What Reading the Bible Really Means: Learning Before Understanding


I want to be honest, not just about my Bible reading, but about what has been happening inside me while reading.

I have a strong desire to read the entire Bible. Not just parts of it, not just the familiar books, but all of it. From beginning to end. There is something meaningful about committing to that journey and seeing it through. I know that even after finishing the Bible, I still will not understand everything. I have accepted that. But I still want to read it all.

At the same time, as I find myself in books like Chronicles, I feel stuck. Not bored, not uninterested, but slowed down. The long genealogies, the names, the repetition of history make me pause. I find myself asking, what am I supposed to be learning here? Why does this matter? And am I doing something wrong if I keep reading without fully understanding?

This tension has become very real for me. I feel like I am being pulled in two directions. One part of me wants to keep moving forward, to continue reading faithfully, to finish what I started. Another part of me feels called to understand more deeply, to stop and reflect, to ask questions, to wrestle with the text instead of just passing through it.

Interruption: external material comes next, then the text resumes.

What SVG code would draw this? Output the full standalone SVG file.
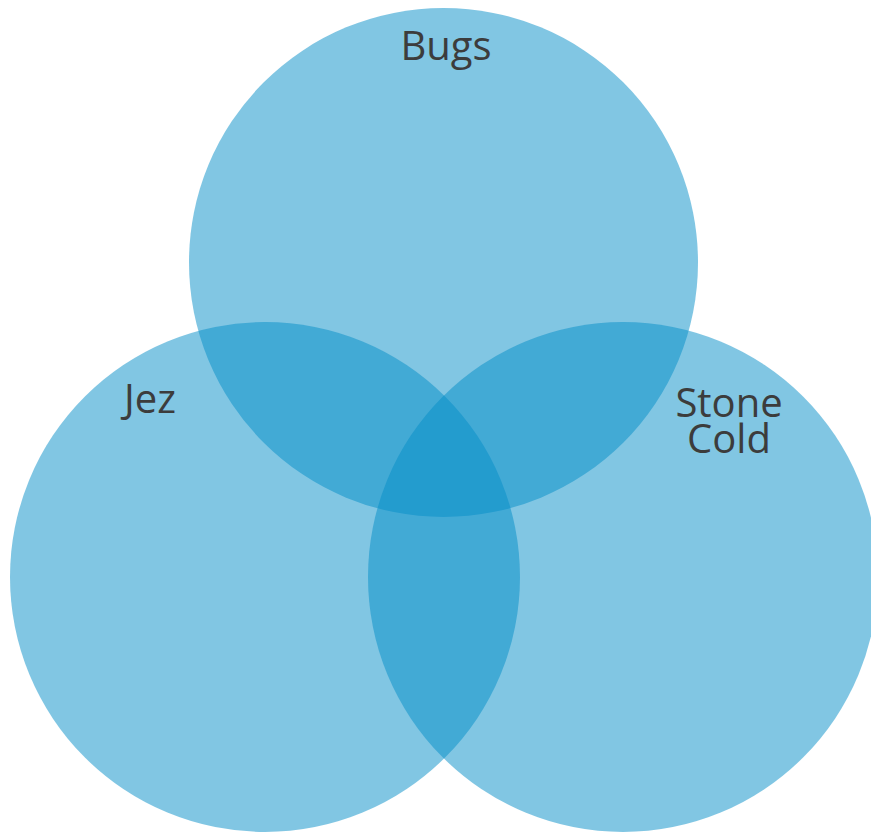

I want both. I want to read, and I want to understand.

But I am realizing something important. Reading and understanding do not always happen at the same pace. Sometimes reading comes first. Sometimes understanding comes later. And sometimes, understanding only comes because we kept reading even when things were unclear.

I used to think that not understanding meant I should stop. But now I am beginning to see that Scripture works in ways I cannot always measure immediately. There are parts of the Bible I did not understand the first time I read them, but later made sense after more reading, more prayer, and more life experience. That understanding did not come because I paused everything. It came because I stayed faithful to reading.

Reading the Bible is not always about instant clarity. Sometimes it is about formation. About shaping how we think, how we see God, and how we understand His story over time. Even genealogies remind us that God works through generations, through ordinary people, through names we may never recognize but He never forgets.

I also realized that asking questions is not a lack of faith. It is part of discipleship. The Bible itself honors those who listened carefully and examined Scripture deeply. God does not shame sincere questions. He meets them. Sometimes through Scripture itself, sometimes through people, sometimes through quiet seasons of reflection.

There are moments when I wish I had more people to talk to about these things. In a world where talking about Scripture can feel strange or out of place, the journey can feel lonely. But Scripture reminds me that even faithful servants of God felt this way. Feeling alone does not mean being alone. God has always been at work beyond what we can see.

I am also learning that God uses different means to teach us. The Holy Spirit is our teacher, but He often teaches through tools, conversations, study, and even moments of wrestling. Using resources to help understand Scripture does not replace the Spirit. It is often how the Spirit works.

So where does that leave me now?

It leaves me choosing to keep reading, even when I do not fully understand. It also leaves me choosing to take note of questions, patterns, and moments that stir my heart, trusting that understanding can come later. Reading is not wasted time. It is preparation.

If we never read today, how will we recognize understanding when it comes tomorrow?

I am learning that faithfulness in reading matters, even when clarity feels distant. God is not asking me to master His Word before moving forward. He is asking me to stay close, to listen, and to keep showing up.

So I will keep reading. I will keep learning. I will keep asking.

And I will trust that God’s Word is working in me, even when I cannot yet explain how.

Reading the Bible by itself does not automatically make someone holy. What transforms is not simply the act of reading, but the Word of God at work. My reading matters because it places me in the path of that Word. What changes me is not my level of understanding, but the power of the Word itself. If I never begin, or if I stop reading altogether, how will the Word ever take root in me?

Faith comes from hearing, yet we live in a time filled with many voices. False teachers exist, and even sincere teachings can sometimes miss the heart of the gospel. The Word of God is often used to persuade, to gather people to sides, or to support ideas. Because of this, I have learned to listen the same way I read Scripture, carefully and with discernment.

I do listen to preaching, and I appreciate good teaching. But I also find myself weighing what I hear. If it does not point me to Jesus, I recognize that it may sound right or even be partially correct, yet still incomplete. The Word always leads to Christ. And so whether I am reading quietly on my own or listening to others speak, my prayer remains the same, that the Word would not just inform me, but transform me.

And maybe this is where I want to end.

If you ever see someone reading the Bible, sharing a verse, or writing notes about Scripture, maybe don’t rush to conclusions. Maybe they are not trying to impress or prove anything. Maybe they are simply learning, wrestling, and growing. Just like many of us are.

They might have questions. They might have insights. They might still be unsure about a lot of things. And that’s okay. Instead of debating or assuming, maybe we can ask questions, open the Word together, and grow side by side.

Truth is not something we win in arguments. It is something we discover humbly through God’s Word.

My prayer is that the Holy Spirit would guide us all, as we read the Bible, as we listen to preaching, and as we share the gospel, so that everything always leads us back to Jesus.